In terms of the micro-location of a facility, obviously, proximity to a taxiway is important, but at the same time, you want to be in a position such that each time you leave, it doesn’t involve 30 minutes of taxiing to get to the end of a runway. Nothing frustrates passengers more than an airplane that isn’t travelling fast through the air and the quicker you can get from closing the door to breaking ground, the happier the suits in the back will be.
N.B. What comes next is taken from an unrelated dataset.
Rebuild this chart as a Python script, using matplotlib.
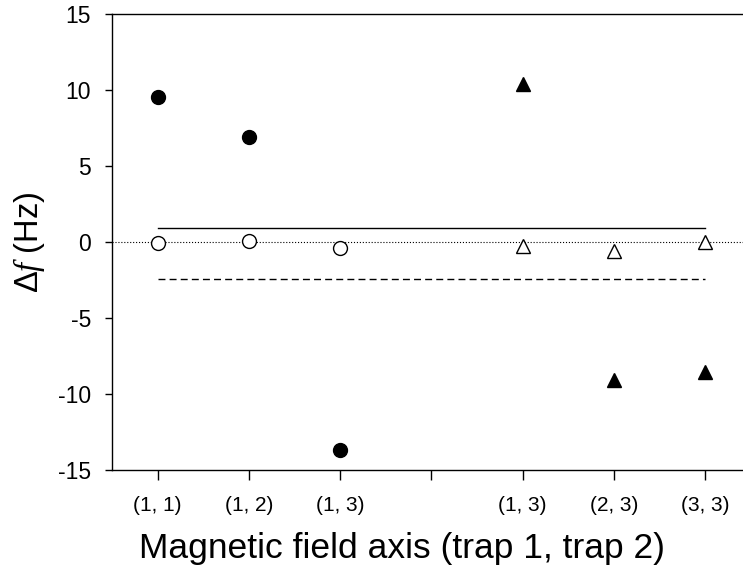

I am familiar with the Denver airport and depending on where you are, you could easily face long taxi times if you are not in a good location. That might not seem like a huge deal, but consider that a 20 minute taxi burns at least 4 times as much fuel as a 5 minute taxi does and then multiply that excess burn over say a period of 10 years. That added fuel consumption will undoubtedly cost the flight department MILLIONS of dollars. Moral of this story is that the closer you are to the end of a runway, the happier the boss will be, the happier the bean counters will be, the happier you will be and the better off your flight department will be in the long run.
Another poster commented on the heat bill and orientation into the sun. All well and good, but the average flight department that can stroke the note on a $10M jet probably isn’t overly concerned about keeping the hangar at 65 degrees. I would be a lot more concerned about the juxtaposition of the hangar to the runway than I would having the front door oriented into the sun. A well insulated, quality constructed building should be relatively energy efficient. Considering that a hangar has an enormous door that, upon opening, immediately allows every last morstel of heat to escape, the energy efficiency of the building is what it is. The best you can shoot for would be energy efficient radiant heating units that do the best job possible and just face the reality that the hangar door will probably open and close several times a day, letting all the heat escape.
Regarding noise levels – it’s an airport. Airports are noisy, no matter where you are. The people that will be working in the flight department hangar love airplanes and are usually not bothered by airplane noise.